Later that month I was in a Red Robin bar when I got a phone call from my dad, who was audibly shaken. My godfather had passed away. We knew Fletcher was going to pass for a while—he was in his late nineties and had lived the kind of teeming, abundant life Jesus talks about in John’s gospel—but even when one expects these things, one is never quite prepared for the lurch.

A hurried missive from the bar—I was trying to keep it together—went to my field placement mentor to ask for a bye for the following Sunday. With her blessing I went home and threw together my clericals, cassock and surplice, and some other odds and ends of clothing so I could leave first thing in the morning to make it to the funeral.

There wasn’t a lot of music on that trip; mostly road noise and a smattering of Beyoncé songs from the CD still in the dash. The next morning we sullenly dressed, piled into the car and set off on our way.
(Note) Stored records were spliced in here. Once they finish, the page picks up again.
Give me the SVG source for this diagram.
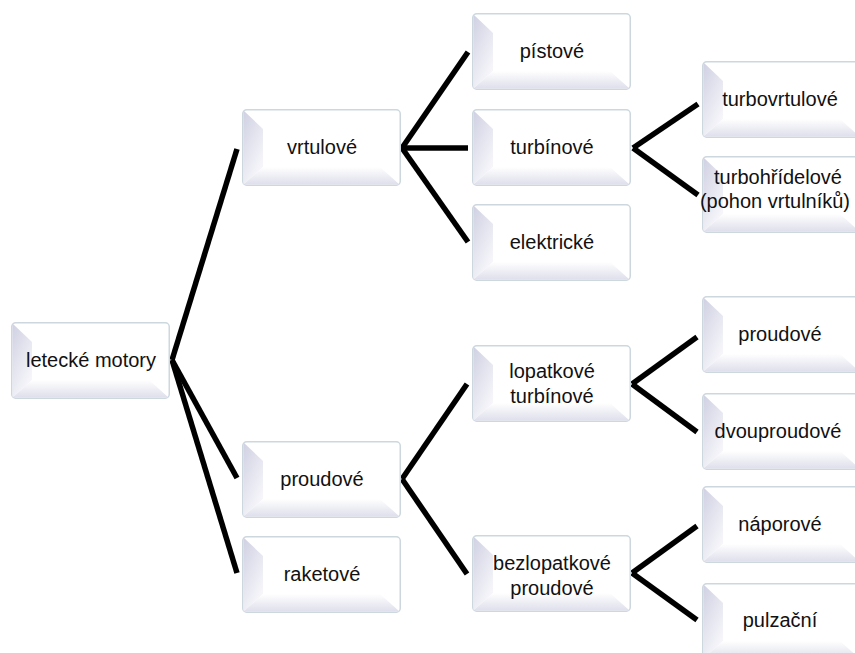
<svg xmlns="http://www.w3.org/2000/svg" xmlns:xlink="http://www.w3.org/1999/xlink" width="855" height="653" viewBox="0 0 855 653">
<defs>
<linearGradient id="gl" x1="0" y1="0" x2="0.6" y2="1">
<stop offset="0" stop-color="#cfd0e2"/>
<stop offset="0.5" stop-color="#e4e4ef"/>
<stop offset="1" stop-color="#f7f7fb"/>
</linearGradient>
<linearGradient id="gb" x1="0" y1="0" x2="0" y2="1">
<stop offset="0" stop-color="#ffffff"/>
<stop offset="1" stop-color="#dedfeb"/>
</linearGradient>
<g id="box">
<rect x="0.75" y="0.75" width="157.5" height="75.5" rx="4" fill="#ffffff" stroke="#cdd7de" stroke-width="1.5"/>
<polygon points="1.5,1.5 21,20 21,58 1.5,75.5" fill="url(#gl)"/>
<polygon points="1.5,75.5 21,58 138,58 157.5,75.5" fill="url(#gb)"/>
</g>
</defs>
<style>
text{font-family:"Liberation Sans",Arial,sans-serif;font-size:20px;fill:#111;text-anchor:middle}
.c line{stroke:#000;stroke-width:5.5;stroke-linecap:butt}
</style>
<rect width="855" height="653" fill="#ffffff"/>
<g class="c" id="connectors">
<line x1="172" y1="360" x2="237" y2="149"/>
<line x1="172" y1="360" x2="237" y2="478"/>
<line x1="172" y1="360" x2="237" y2="573"/>
<line x1="402" y1="148" x2="468" y2="52"/>
<line x1="400" y1="148" x2="468" y2="148"/>
<line x1="402" y1="148" x2="468" y2="242"/>
<line x1="633" y1="148" x2="698" y2="104"/>
<line x1="633" y1="148" x2="698" y2="195"/>
<line x1="402" y1="479" x2="467" y2="384"/>
<line x1="402" y1="479" x2="467" y2="574"/>
<line x1="632" y1="384" x2="697" y2="337"/>
<line x1="632" y1="384" x2="697" y2="432"/>
<line x1="632" y1="573" x2="697" y2="526"/>
<line x1="632" y1="573" x2="697" y2="620"/>
</g>
<g id="n-letecke"><use xlink:href="#box" x="11" y="322"/><text x="91" y="367">letecké motory</text></g>
<g id="n-vrtulove"><use xlink:href="#box" x="242" y="109"/><text x="322" y="154">vrtulové</text></g>
<g id="n-proudove1"><use xlink:href="#box" x="242" y="441"/><text x="322" y="486">proudové</text></g>
<g id="n-raketove"><use xlink:href="#box" x="242" y="536"/><text x="322" y="581">raketové</text></g>
<g id="n-pistove"><use xlink:href="#box" x="472" y="13"/><text x="552" y="58">pístové</text></g>
<g id="n-turbinove"><use xlink:href="#box" x="472" y="109"/><text x="552" y="154">turbínové</text></g>
<g id="n-elektricke"><use xlink:href="#box" x="472" y="204"/><text x="552" y="249">elektrické</text></g>
<g id="n-lopatkove"><use xlink:href="#box" x="472" y="345"/><text x="552" y="378">lopatkové</text><text x="552" y="403">turbínové</text></g>
<g id="n-bezlopatkove"><use xlink:href="#box" x="472" y="535"/><text x="552" y="570">bezlopatkové</text><text x="552" y="595">proudové</text></g>
<g id="n-turbovrtulove"><use xlink:href="#box" x="702" y="61"/><text x="780" y="106">turbovrtulové</text></g>
<g id="n-turbohridelove"><use xlink:href="#box" x="702" y="156"/><text x="778" y="184">turbohřídelové</text><text x="775" y="208">(pohon vrtulníků)</text></g>
<g id="n-proudove3"><use xlink:href="#box" x="702" y="296"/><text x="780" y="341">proudové</text></g>
<g id="n-dvouproudove"><use xlink:href="#box" x="702" y="393"/><text x="778" y="438">dvouproudové</text></g>
<g id="n-naporove"><use xlink:href="#box" x="702" y="486"/><text x="780" y="531">náporové</text></g>
<g id="n-pulzacni"><use xlink:href="#box" x="702" y="583"/><text x="780" y="627">pulzační</text></g>
</svg>
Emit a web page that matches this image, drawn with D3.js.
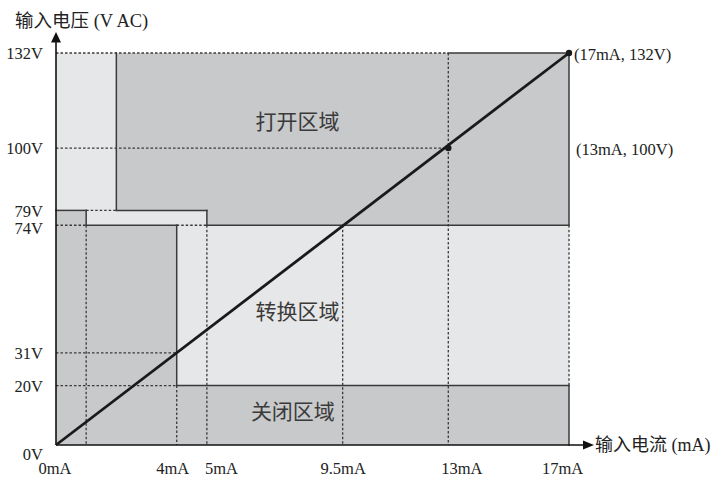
<!DOCTYPE html>
<html><head><meta charset="utf-8">
<script src="https://cdn.jsdelivr.net/npm/d3@7"></script>
<style>body{margin:0;background:#fff}svg{display:block}</style>
</head><body>
<script>
// ---- data ----
const xTicks = [0, 4, 5, 9.5, 13, 17];
const xTickLabels = ["0mA", "4mA", "5mA", "9.5mA", "13mA", "17mA"];
const yTicks = [0, 20, 31, 74, 79, 100, 132];
const yTickLabels = ["0V", "20V", "31V", "74V", "79V", "100V", "132V"];
const transitionRegion = [[0,0],[17,0],[17,132],[0,132]];
const onRegion = [[2,132],[17,132],[17,74],[5,74],[5,79],[2,79]];
const offRegion = [[0,79],[1,79],[1,74],[4,74],[4,20],[17,20],[17,0],[0,0]];
const solidEdges = [
  [[2,79],[2,132]], [[2,79],[5,79]], [[5,79],[5,74]], [[5,74],[17,74]], [[17,74],[17,132]], [[13,132],[17,132]],
  [[0,79],[1,79]], [[1,79],[1,74]], [[1,74],[4,74]], [[4,74],[4,20]], [[4,20],[17,20]], [[17,20],[17,0]]
];
const dottedLines = [
  [[0,132],[13,132]], [[0,100],[13,100]], [[13,132],[13,0]], [[1,79],[2,79]], [[0,74],[1,74]],
  [[4,74],[5,74]], [[1,74],[1,0]], [[5,74],[5,0]], [[4,20],[4,0]], [[9.5,74],[9.5,0]],
  [[17,74],[17,20]], [[0,31],[4,31]], [[0,20],[4,20]]
];
const linePoints = [[0,0],[17,132]];
const markerPoints = [[13,100],[17,132]];
const regionLabels = [
  {text: "打开区域", x: 8, y: 109},
  {text: "转换区域", x: 8, y: 45},
  {text: "关闭区域", x: 7.85, y: 11.1}
];
const pointLabels = [
  {text: "(17mA, 132V)", x: 17, y: 132},
  {text: "(13mA, 100V)", x: 17, y: 100}
];
const xAxisTitle = "输入电流 (mA)";
const yAxisTitle = "输入电压 (V AC)";

// ---- drawing ----
const W = 715, H = 479;
const svg = d3.select("body").append("svg").attr("width", W).attr("height", H);
const x = d3.scaleLinear().domain([0, 17]).range([56, 569]);
const y = d3.scaleLinear().domain([0, 132]).range([445, 53]);
const serif = "'Liberation Serif','Times New Roman',serif";
const mixed = "'Liberation Serif','Noto Sans CJK SC',serif";
const cjk = "'Noto Sans CJK SC','Noto Sans',sans-serif";
const line = d3.line().x(d => x(d[0])).y(d => y(d[1]));

svg.append("path").attr("d", line(transitionRegion) + "Z").attr("fill", "#e6e7e8");
svg.append("path").attr("d", line(onRegion) + "Z").attr("fill", "#c8c9cb");
svg.append("path").attr("d", line(offRegion) + "Z").attr("fill", "#c8c9cb");

svg.selectAll(".dot-line").data(dottedLines).enter().append("path")
  .attr("d", d => line(d)).attr("stroke", "#3a3a3a").attr("stroke-width", 1.3)
  .attr("stroke-dasharray", "2.5,2").attr("fill", "none");

svg.selectAll(".solid").data(solidEdges).enter().append("path")
  .attr("d", d => line(d)).attr("stroke", "#3a3a3a").attr("stroke-width", 1.5)
  .attr("fill", "none").attr("stroke-linecap", "square");

// axes
const xLabelShift = [-1.5, -4.5, 14, 0, 13, -7];
const xAxis = d3.axisBottom(x).tickValues(xTicks).tickFormat((d, i) => xTickLabels[i]).tickSize(0).tickPadding(17);
const gx = svg.append("g").attr("transform", `translate(0,${y(0)})`).call(xAxis);
gx.select(".domain").remove();
gx.selectAll("text").attr("font-family", serif).attr("font-size", 16.5).attr("fill", "#222")
  .attr("dx", (d, i) => xLabelShift[i]);

const yAxis = d3.axisLeft(y).tickValues(yTicks).tickFormat((d, i) => yTickLabels[i]).tickSize(0).tickPadding(13);
const gy = svg.append("g").attr("transform", `translate(${x(0)},0)`).call(yAxis);
gy.select(".domain").remove();
gy.selectAll("text").attr("font-family", serif).attr("font-size", 16.5).attr("fill", "#222")
  .attr("dy", d => d === 0 ? "0.87em" : (d === 74 ? "0.5em" : "0.35em"));

svg.append("line").attr("x1", x(0)).attr("y1", y(0)).attr("x2", 586).attr("y2", y(0))
  .attr("stroke", "#111").attr("stroke-width", 1.6);
svg.append("path").attr("d", `M594,${y(0)} L583,${y(0)-4.5} L583,${y(0)+4.5} Z`).attr("fill", "#111");
svg.append("line").attr("x1", x(0)).attr("y1", y(0)).attr("x2", x(0)).attr("y2", 40)
  .attr("stroke", "#111").attr("stroke-width", 1.6);
svg.append("path").attr("d", `M${x(0)},32 L${x(0)-5},42.5 L${x(0)+5},42.5 Z`).attr("fill", "#111");

svg.append("text").attr("x", 595).attr("y", y(0) + 6)
  .attr("font-family", mixed).attr("font-size", 18).attr("fill", "#222").text(xAxisTitle);
svg.append("text").attr("x", 15).attr("y", 27)
  .attr("font-family", mixed).attr("font-size", 18.5).attr("fill", "#222").text(yAxisTitle);

// diagonal line
svg.append("path").attr("d", line(linePoints)).attr("stroke", "#1a1a1a").attr("stroke-width", 2.8).attr("fill", "none");
svg.selectAll(".mk").data(markerPoints).enter().append("circle")
  .attr("cx", d => x(d[0])).attr("cy", d => y(d[1])).attr("r", 3.2).attr("fill", "#1a1a1a");

svg.selectAll(".rl").data(regionLabels).enter().append("text")
  .attr("x", d => x(d.x)).attr("y", d => y(d.y)).attr("dy", "0.35em").attr("text-anchor", "middle")
  .attr("font-family", cjk).attr("font-size", 21).attr("fill", "#3a3a3a").text(d => d.text);

svg.selectAll(".pl").data(pointLabels).enter().append("text")
  .attr("x", (d, i) => x(d.x) + (i === 0 ? 5 : 7)).attr("y", (d, i) => y(d.y) + (i === 0 ? 2 : 2))
  .attr("dy", "0.32em")
  .attr("font-family", serif).attr("font-size", 16.5).attr("fill", "#222").text(d => d.text);
</script>
</body></html>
Dad prayed for traveling mercies before we backed out of the driveway; between Dumfries and Fredericksburg I remember numbly saying my morning office to myself in the back seat of my dad’s hybrid, the ceiling too low for my enormous head, the plastic rectangle on my clericals digging into my throat and pulling whiskers that I hadn’t had time to trim.

I didn’t weep until the frigid Sunday afternoon when we buried Fletcher in Danville, while we were singing “In the Garden.” I remember hiding my face behind the half-sheets of paper with the lyrics on them while the guardsmen’s captain hassled the presiding pastor about the funeral taking too long.

We ate at Wendy’s later, mom, dad, and I; we didn’t say much.

Fletcher baptized me and set me on my journey, and I suspect that he’s surprised by the turns it’s taken since I was a rotund little thing in the baptismal waters. He was responsible for my dad’s meeting Christ, and in that mystical communion-of-saints way, my own. And more besides.

Fletcher was the kind of man who prayed for traveling mercies, and I suspect that he still does. And I pray to St. Fletcher sometimes, too, because he didn’t just pray for traveling mercies; he lived them.